Smith addresses hiring process for bus drivers
Transportation and Maintenance Director for Tyler County Schools Troy Smith addressed the Tyler County Board of Education Monday evening, Feb. 14 concerning the hiring process for school bus drivers.
The process, Smith stated, is rather involved. “There is currently a shortage of drivers across the state,” he said. “Tyler County is fortunate to have good drivers. There is not a lot of turnaround in the department.”
In order to qualify as a school bus driver for the county, applicants must complete an application, pass a background check, go through the interview process, and complete at least 40 hours of classroom training. Drivers must obtain a class “B” CDL license as well as train for a minimum of 12 hours actual driving time. This training includes night driving, interstate and backroads driving. “The process can be lengthy,” added Smith. “We have one driver-trainer in Tyler County,” he added. Smith feels that one driver-trainer is sufficient for the county. Driver-trainers are re-certified with training every two years. The board will be considering applications for substitute bus drivers in the coming months. “We need to keep hiring good people for the ‘sub’ list,” commented board member Jimmy Wyatt. Some sub-list employees have been on the call list for four or five years, and have preferred hiring status for full-time positions as they open up. A call for interested candidates for training as a substitute bus driver is currently posted on the Tyler County Board of Education’s website. Deadline for applications is February 21 at 4 p.m. For more information concerning the qualifications needed, go to www.tylercountyboardofeducation.org.
“Can a driver be hired from another area if he or she has been certified in the state?” questioned board member Larry Thomas. Smith agreed that the hiring was possible, although “I would still want them to go through the 12 hour driver training course,” he added. Cost to the individual applicants run around $185 for background checks, license fees and certification. Smith noted that once hired, approximately $150 was refunded. The fee spent on the background check is not reimbursed.
Tyler County currently operates 27 regular school bus routes and 3 special needs buses. In the upcoming school year, 26 regular routes will be operating due to consolidation of one route, along with the 3 special needs transports. Tyler County school buses travel around 270,000 miles a year. The board thanked Smith for his report and praised the department for a job well done.
Representatives from the Tyler County Public Library and Sistersville Public Library also addressed the board Monday evening. Rosanne Eastham and Carol Kucharski came before the board to request funding be continued for the Tyler County Public Library for the upcoming fiscal year.
“First, we want to thank you for your support in the past,” Ms. Eastham stated. “Without your help, we wouldn’t be able to operate. We appreciate you.” Eastham then went on to detail many of the library’s programs and functions in the community. “The library is not just a storage house for books,” she remarked. “In this depressed economy, many people rely on the library as a place to search for employment, take online classes and apply for positions. It’s not feasible for many residents to drive to Sistersville or New Martinsville libraries due to the cost of gas and the distance travelled.” Eastham further noted that the Middlebourne library serves the needs of pre-schoolers, providing a venue for a once a month for story time and crafts. “The preschool teachers bring the students over an hour before the library opens,” she said. “This makes our library an extended classroom setting.”

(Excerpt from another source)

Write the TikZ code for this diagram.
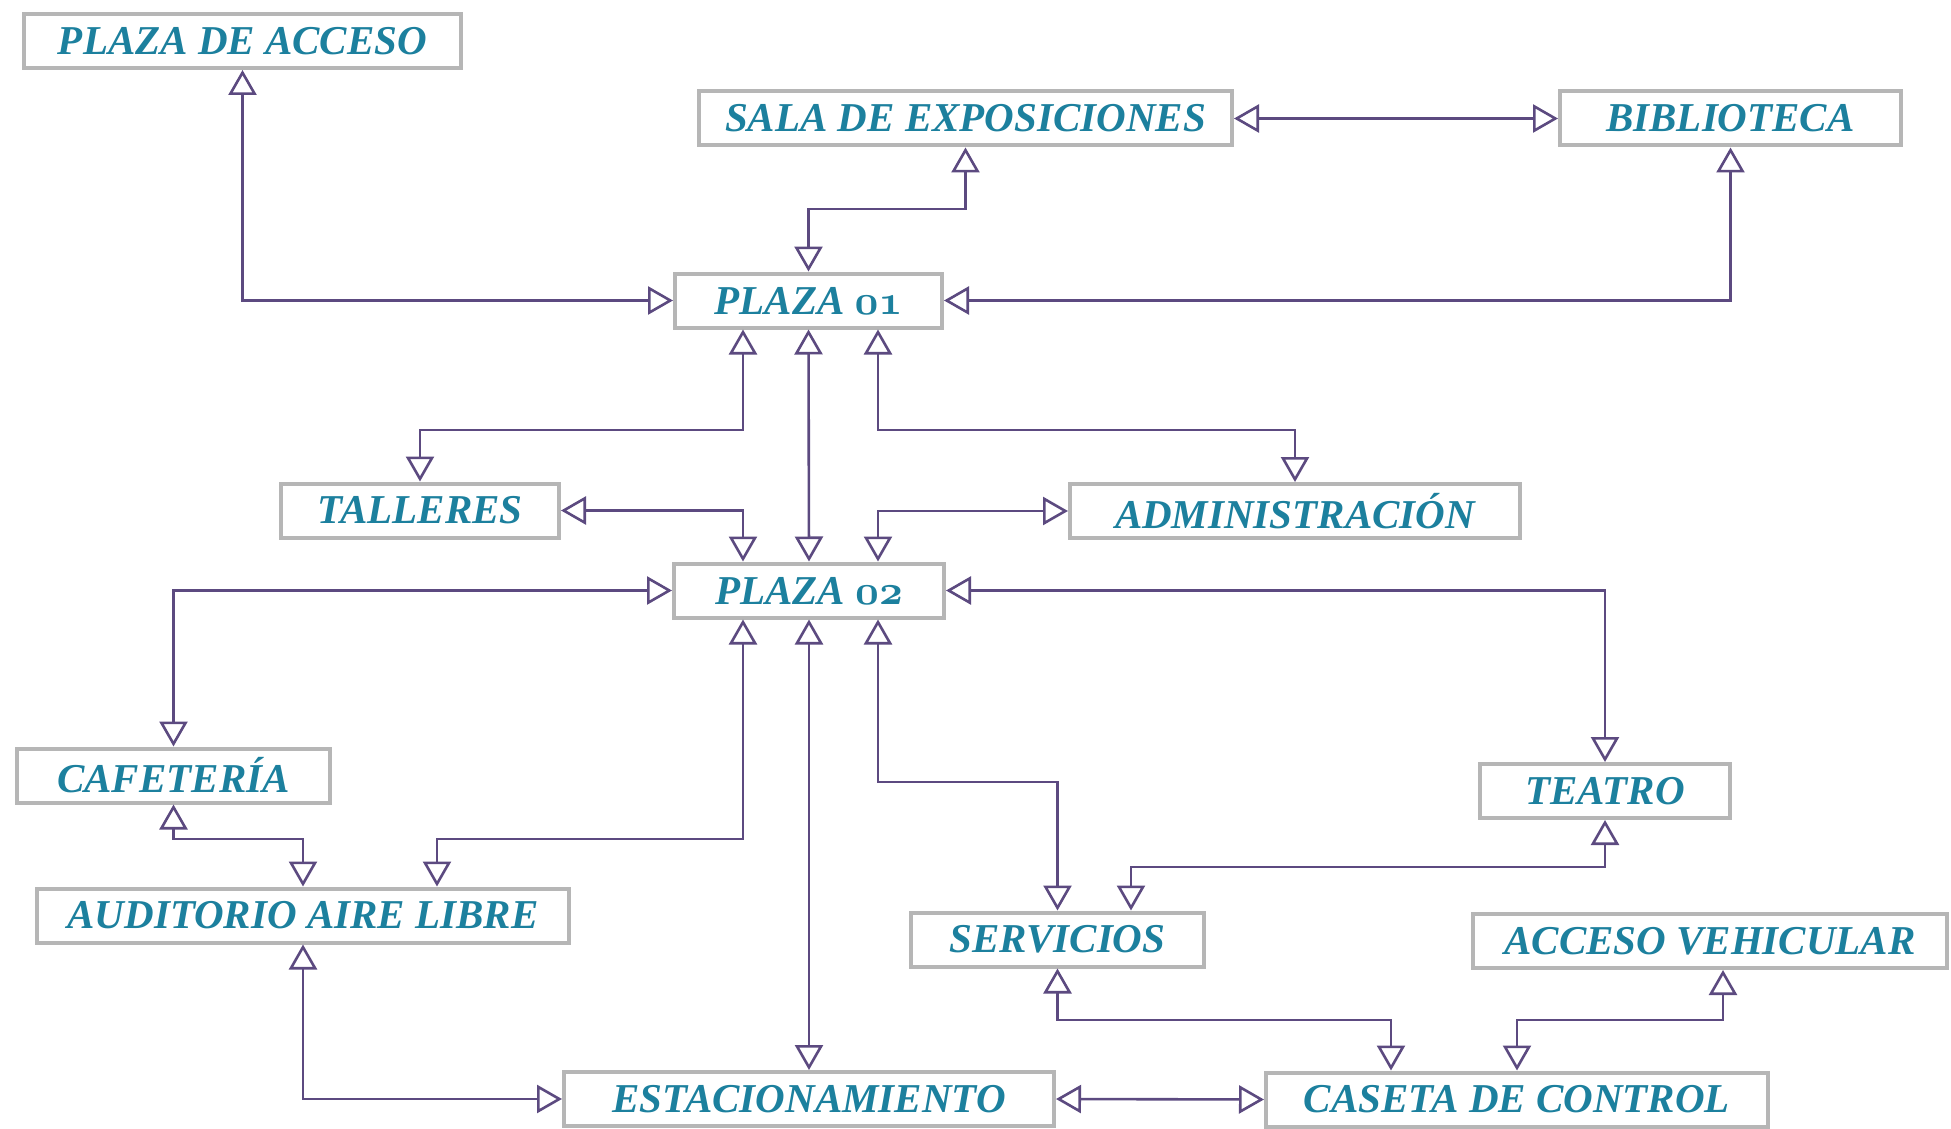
\documentclass[tikz,border=0pt]{standalone}
\usepackage{fontspec}
\setmainfont{Liberation Serif}
\usetikzlibrary{arrows.meta}
\definecolor{txt}{RGB}{28,128,158}
\definecolor{brd}{RGB}{182,182,182}
\definecolor{lnk}{RGB}{92,74,128}
\newcommand{\osn}[1]{{\boldmath$\mathnormal{#1}$}}
\begin{document}
\begin{tikzpicture}[x=0.5pt,y=-0.5pt,
  room/.style={draw=brd, line width=2pt, fill=white, text=txt, inner sep=0pt,
    minimum height=27pt, font=\bfseries\itshape\fontsize{20.5}{24}\selectfont},
  conn/.style={draw=lnk, line width=1.3pt,
    {Triangle[open, length=12.5pt, width=14pt, line width=1.3pt]}-{Triangle[open, length=12.5pt, width=14pt, line width=1.3pt]}}]
\useasboundingbox[fill=white] (0,0) rectangle (1951,1129);

% rooms
\node[room, minimum width=218.5pt] (pda) at (242.5,41) {PLAZA DE ACCESO};
\node[room, minimum width=266.5pt] (sala) at (965.5,118.5) {SALA DE EXPOSICIONES};
\node[room, minimum width=170.5pt] (bib) at (1730.5,118.5) {BIBLIOTECA};
\node[room, minimum width=133.5pt] (p01) at (808.5,300.5) {PLAZA \osn{01}};
\node[room, minimum width=139pt] (tal) at (420,510.5) {TALLERES};
\node[room, minimum width=225pt] (adm) at (1295,511) {ADMINISTRACIÓN};
\node[room, minimum width=135pt] (p02) at (809,590.5) {PLAZA \osn{02}};
\node[room, minimum width=156.5pt] (caf) at (173.5,775.5) {CAFETERÍA};
\node[room, minimum width=125pt] (tea) at (1605,791) {TEATRO};
\node[room, minimum width=266pt] (aud) at (303,915.5) {AUDITORIO AIRE LIBRE};
\node[room, minimum width=146.5pt] (ser) at (1057.5,939.5) {SERVICIOS};
\node[room, minimum width=237pt] (av) at (1710,941) {ACCESO VEHICULAR};
\node[room, minimum width=245pt] (est) at (809,1099) {ESTACIONAMIENTO};
\node[room, minimum width=251pt] (cas) at (1517,1099.5) {CASETA DE CONTROL};

% junction levels
\coordinate (j1) at (0,209);
\coordinate (j2) at (0,430);
\coordinate (j3) at (0,839);
\coordinate (j4) at (0,782);
\coordinate (j5) at (0,867);
\coordinate (j6) at (0,1020);

% connectors
\draw[conn] (pda.south) |- (p01.west);
\draw[conn] (sala.east) -- (bib.west);
\draw[conn] (sala.south) -- (sala.south |- j1) -| (p01.north);
\draw[conn] (bib.south) |- (p01.east);
\draw[conn] ([xshift=-32.75pt]p01.south) -- ([xshift=-32.75pt]p01.south |- j2) -| (tal.north);
\draw[conn] (p01.south) -- (p02.north);
\draw[conn] ([xshift=34.75pt]p01.south) -- ([xshift=34.75pt]p01.south |- j2) -| (adm.north);
\draw[conn] (tal.east) -| ([xshift=-33pt]p02.north);
\draw[conn] (adm.west) -| ([xshift=34.5pt]p02.north);
\draw[conn] (p02.west) -| (caf.north);
\draw[conn] (p02.east) -| (tea.north);
\draw[conn] ([xshift=-33pt]p02.south) -- ([xshift=-33pt]p02.south |- j3) -| ([xshift=67pt]aud.north);
\draw[conn] (caf.south) -- (caf.south |- j3) -| (aud.north);
\draw[conn] (p02.south) -- (est.north);
\draw[conn] ([xshift=34.5pt]p02.south) -- ([xshift=34.5pt]p02.south |- j4) -| (ser.north);
\draw[conn] (tea.south) -- (tea.south |- j5) -| ([xshift=36.75pt]ser.north);
\draw[conn] (aud.south) |- (est.west);
\draw[conn] (est.east) -- (cas.west);
\draw[conn] (ser.south) -- (ser.south |- j6) -| ([xshift=-63pt]cas.north);
\draw[conn] ([xshift=6.5pt]av.south) -- ([xshift=6.5pt]av.south |- j6) -| (cas.north);
\end{tikzpicture}
\end{document}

The board last year funded $7,000 of the library’s operating costs, which is part of local funds needed to match or exceed the maximum grant-in-aid established for the library. The Tyler County Library will receive a $16,866 grant for the fiscal year ending in June, 2011. Based on this figure, the library should receive matching funding from local taxing authorities. Along with the board’s $7,000 pledge, Tyler County Commission dedicated $2,000 in funding for the previous year. However, the Town of Middlebourne allocated no funding for the institution, making the monetary objective $8,000 short of it’s goal. Eastham stressed that the Tyler County Library is a vital resource to the community. “In the long run, we help by providing a more knowledgeable workforce for employers, which draws new businesses into the area.”
Heather Weekley of the Sistersville Public Library also requested that the board continue in its financial support. “We are not asking for an increase,” she noted. “We are simply asking for (the board) to allocate monetarily as in years before.” Weekley also presented board members with an overview of the library’s programs and functions and thanked the board for their commitment to help provide services to the townspeople of Sistersville. The Sistersville Public library provides such services as access to a fax machine, printers, laminator, copier and microfilm reader, free wireless internet, access to four in-house computers and tax forms, assistance with resumes and online job applications. “Whatever we can do to help our users, we try to do,” commented Weekley.
“The board will do what it can to help,” said member Larry Thomas. “We will consider your requests as we go over our budget. We want to support you.”
In other matters, the board approved the minutes of the faculty senate report, and approved three requests, including permission to use the TCHS auditorium on April 30 for 4-H Show and Tell Day, submitted by Extension Agent Christy Richmond.
Two personnel transfers were also approved by the board.
All members of the board, as well as Superintendent Robin Daquilante, were present at the meeting. The next regular meeting of the Tyler County Board of Education will be held Monday, Feb. 21 at 7 p.m. at the board office, located inside Tyler Consolidated High School.